# EXERCISE DATA start
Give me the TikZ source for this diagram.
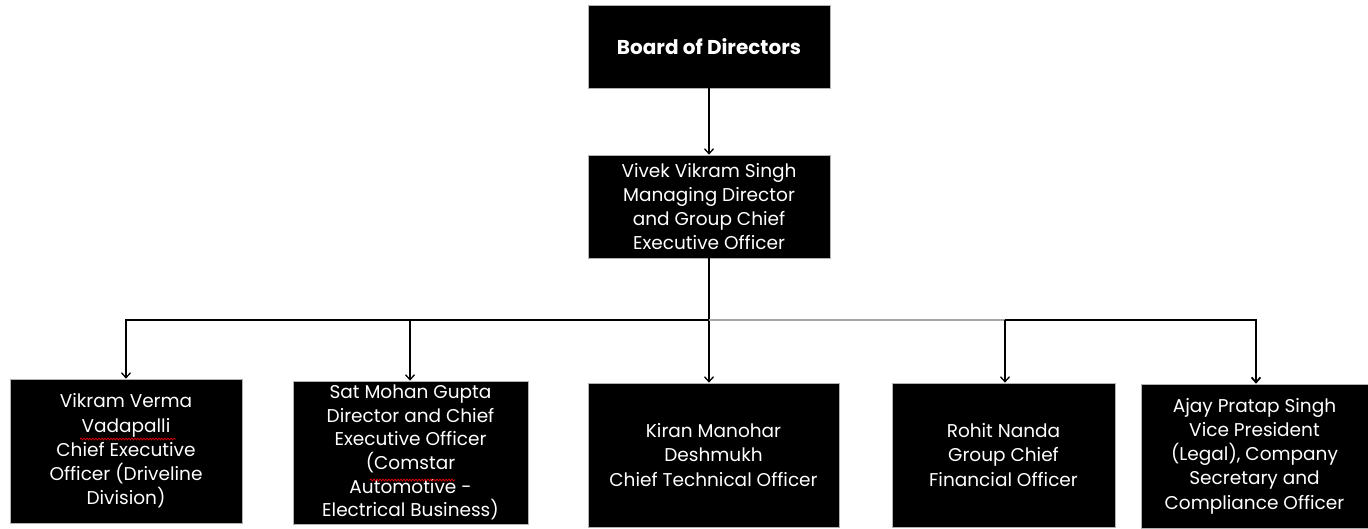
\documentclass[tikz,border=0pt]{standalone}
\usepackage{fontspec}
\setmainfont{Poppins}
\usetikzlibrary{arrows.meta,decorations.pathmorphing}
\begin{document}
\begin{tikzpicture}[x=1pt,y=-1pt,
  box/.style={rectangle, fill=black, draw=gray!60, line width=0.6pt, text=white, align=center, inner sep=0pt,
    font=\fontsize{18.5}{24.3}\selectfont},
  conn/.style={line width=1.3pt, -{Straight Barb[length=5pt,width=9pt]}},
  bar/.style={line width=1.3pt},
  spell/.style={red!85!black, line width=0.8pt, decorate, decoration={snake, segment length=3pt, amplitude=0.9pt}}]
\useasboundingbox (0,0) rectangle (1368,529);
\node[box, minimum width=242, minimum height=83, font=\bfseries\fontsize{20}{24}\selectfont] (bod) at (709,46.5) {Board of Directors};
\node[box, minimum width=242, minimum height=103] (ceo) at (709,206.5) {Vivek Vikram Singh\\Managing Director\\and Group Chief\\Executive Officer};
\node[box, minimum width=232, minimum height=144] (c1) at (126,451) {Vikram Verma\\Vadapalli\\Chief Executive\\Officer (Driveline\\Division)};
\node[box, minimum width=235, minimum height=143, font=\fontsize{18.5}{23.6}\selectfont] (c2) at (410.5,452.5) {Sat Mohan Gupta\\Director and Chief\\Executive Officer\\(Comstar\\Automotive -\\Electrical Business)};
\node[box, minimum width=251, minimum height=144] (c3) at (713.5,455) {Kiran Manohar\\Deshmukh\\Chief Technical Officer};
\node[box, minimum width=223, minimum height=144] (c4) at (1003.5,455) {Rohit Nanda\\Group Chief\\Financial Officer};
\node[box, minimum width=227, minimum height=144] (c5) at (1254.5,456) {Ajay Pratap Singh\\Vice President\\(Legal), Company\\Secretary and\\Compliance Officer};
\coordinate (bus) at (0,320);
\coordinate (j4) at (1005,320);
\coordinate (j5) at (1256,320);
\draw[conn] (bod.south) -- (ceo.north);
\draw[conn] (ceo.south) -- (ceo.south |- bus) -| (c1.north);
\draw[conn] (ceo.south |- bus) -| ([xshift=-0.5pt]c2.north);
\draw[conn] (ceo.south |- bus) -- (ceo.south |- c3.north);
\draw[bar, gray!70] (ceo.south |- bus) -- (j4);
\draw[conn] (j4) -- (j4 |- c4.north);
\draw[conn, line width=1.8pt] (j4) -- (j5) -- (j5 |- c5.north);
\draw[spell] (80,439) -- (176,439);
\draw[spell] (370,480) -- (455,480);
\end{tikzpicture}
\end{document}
# EXERCISE DATA end
# EXERCISE DATA start
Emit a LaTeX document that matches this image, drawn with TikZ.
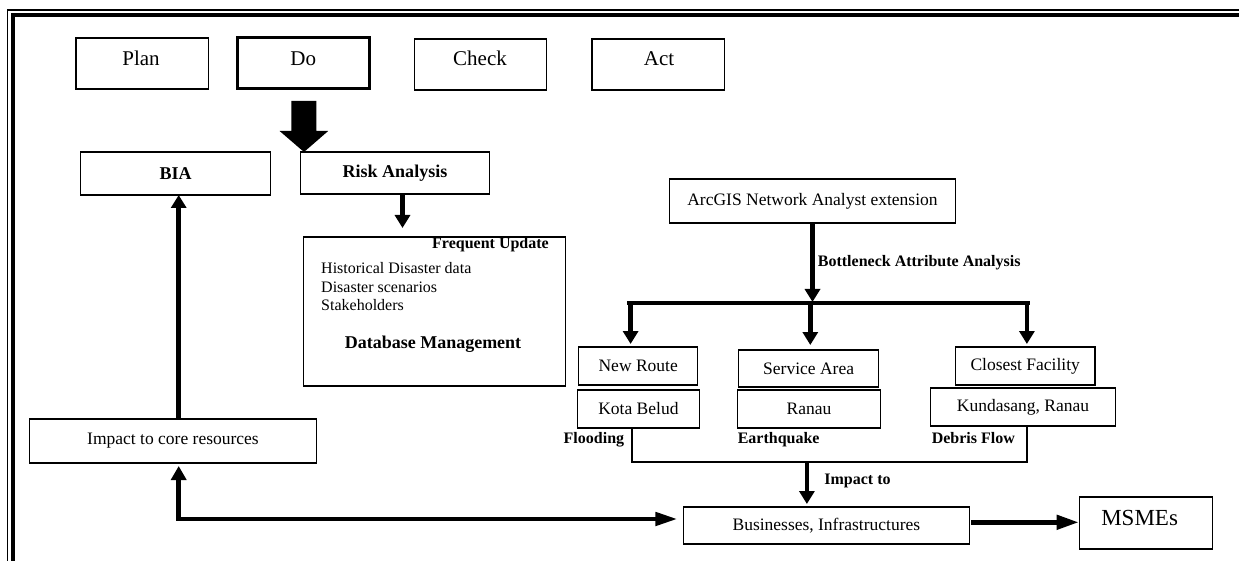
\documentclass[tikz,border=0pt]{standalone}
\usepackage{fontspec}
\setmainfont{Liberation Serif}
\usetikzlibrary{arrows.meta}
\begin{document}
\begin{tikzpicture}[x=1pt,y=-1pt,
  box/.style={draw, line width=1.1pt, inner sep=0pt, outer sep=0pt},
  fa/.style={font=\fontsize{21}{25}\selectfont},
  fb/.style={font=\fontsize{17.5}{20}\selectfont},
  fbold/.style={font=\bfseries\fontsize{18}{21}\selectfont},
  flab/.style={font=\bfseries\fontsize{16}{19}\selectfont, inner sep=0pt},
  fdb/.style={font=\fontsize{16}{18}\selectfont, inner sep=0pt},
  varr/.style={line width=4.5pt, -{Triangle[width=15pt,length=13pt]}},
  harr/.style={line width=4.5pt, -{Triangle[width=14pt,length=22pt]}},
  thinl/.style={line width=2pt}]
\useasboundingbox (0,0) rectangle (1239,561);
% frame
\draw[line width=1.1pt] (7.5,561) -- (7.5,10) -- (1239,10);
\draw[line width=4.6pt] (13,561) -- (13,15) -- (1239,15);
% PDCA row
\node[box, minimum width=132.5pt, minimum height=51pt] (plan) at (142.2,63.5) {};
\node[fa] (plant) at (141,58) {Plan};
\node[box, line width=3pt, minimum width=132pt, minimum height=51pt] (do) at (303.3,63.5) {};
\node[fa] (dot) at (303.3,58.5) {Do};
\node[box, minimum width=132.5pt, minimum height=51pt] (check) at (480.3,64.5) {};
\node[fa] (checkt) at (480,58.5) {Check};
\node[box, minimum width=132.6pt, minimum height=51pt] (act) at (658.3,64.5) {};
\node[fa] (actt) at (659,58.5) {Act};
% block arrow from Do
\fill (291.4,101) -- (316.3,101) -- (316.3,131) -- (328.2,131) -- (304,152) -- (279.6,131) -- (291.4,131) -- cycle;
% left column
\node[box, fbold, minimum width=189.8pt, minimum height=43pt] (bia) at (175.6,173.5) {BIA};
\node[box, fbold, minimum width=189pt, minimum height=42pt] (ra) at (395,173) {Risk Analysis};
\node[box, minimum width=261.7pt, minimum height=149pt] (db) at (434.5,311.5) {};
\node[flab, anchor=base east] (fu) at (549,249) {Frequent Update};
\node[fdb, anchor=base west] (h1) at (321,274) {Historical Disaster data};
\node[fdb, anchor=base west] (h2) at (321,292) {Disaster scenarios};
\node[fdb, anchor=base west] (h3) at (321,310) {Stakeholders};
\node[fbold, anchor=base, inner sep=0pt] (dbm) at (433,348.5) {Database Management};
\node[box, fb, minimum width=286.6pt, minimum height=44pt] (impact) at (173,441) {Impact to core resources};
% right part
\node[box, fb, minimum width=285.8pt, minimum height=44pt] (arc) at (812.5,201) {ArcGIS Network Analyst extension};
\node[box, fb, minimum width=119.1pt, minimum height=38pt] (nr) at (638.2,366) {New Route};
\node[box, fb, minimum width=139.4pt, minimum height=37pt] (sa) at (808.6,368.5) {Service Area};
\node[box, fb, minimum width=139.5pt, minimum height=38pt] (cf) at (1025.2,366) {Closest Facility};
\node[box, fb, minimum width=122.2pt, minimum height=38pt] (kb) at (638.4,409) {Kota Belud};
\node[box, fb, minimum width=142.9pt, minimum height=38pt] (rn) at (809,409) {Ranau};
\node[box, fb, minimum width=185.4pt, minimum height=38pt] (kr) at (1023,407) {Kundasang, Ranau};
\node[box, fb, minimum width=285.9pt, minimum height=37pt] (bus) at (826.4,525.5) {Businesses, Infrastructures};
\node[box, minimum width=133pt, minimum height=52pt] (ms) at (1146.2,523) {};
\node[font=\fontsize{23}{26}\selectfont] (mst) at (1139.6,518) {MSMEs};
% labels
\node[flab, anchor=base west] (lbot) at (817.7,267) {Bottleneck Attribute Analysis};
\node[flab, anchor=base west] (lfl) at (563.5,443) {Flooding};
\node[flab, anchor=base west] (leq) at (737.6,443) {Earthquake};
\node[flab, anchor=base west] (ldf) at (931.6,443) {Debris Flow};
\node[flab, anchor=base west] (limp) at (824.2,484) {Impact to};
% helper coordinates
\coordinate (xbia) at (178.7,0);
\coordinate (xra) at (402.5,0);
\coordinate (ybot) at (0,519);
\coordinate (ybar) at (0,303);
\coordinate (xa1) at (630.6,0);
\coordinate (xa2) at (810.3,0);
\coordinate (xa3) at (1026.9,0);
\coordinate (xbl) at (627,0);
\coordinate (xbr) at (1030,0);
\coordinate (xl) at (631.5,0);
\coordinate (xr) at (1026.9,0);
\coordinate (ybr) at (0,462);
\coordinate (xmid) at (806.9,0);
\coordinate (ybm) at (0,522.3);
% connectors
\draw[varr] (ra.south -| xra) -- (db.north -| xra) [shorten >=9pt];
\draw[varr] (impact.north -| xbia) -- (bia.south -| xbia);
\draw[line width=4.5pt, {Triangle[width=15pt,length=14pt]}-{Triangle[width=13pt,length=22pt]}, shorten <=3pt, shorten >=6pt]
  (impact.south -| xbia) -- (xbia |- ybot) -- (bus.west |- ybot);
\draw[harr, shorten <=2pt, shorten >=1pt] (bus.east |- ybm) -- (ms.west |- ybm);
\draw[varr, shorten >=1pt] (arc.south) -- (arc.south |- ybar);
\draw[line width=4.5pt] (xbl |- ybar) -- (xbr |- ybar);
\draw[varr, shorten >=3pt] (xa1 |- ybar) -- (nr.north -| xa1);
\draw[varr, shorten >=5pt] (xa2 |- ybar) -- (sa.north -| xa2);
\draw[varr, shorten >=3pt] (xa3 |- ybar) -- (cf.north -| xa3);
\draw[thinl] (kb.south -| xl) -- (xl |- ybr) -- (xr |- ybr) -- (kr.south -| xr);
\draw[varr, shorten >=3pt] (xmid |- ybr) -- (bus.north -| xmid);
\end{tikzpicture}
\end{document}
# EXERCISE DATA end
STATED TASK:
What is the number of lines in the listing above that contain the string "this"? Give only the number.

OUTPUT OF THE TASK:
2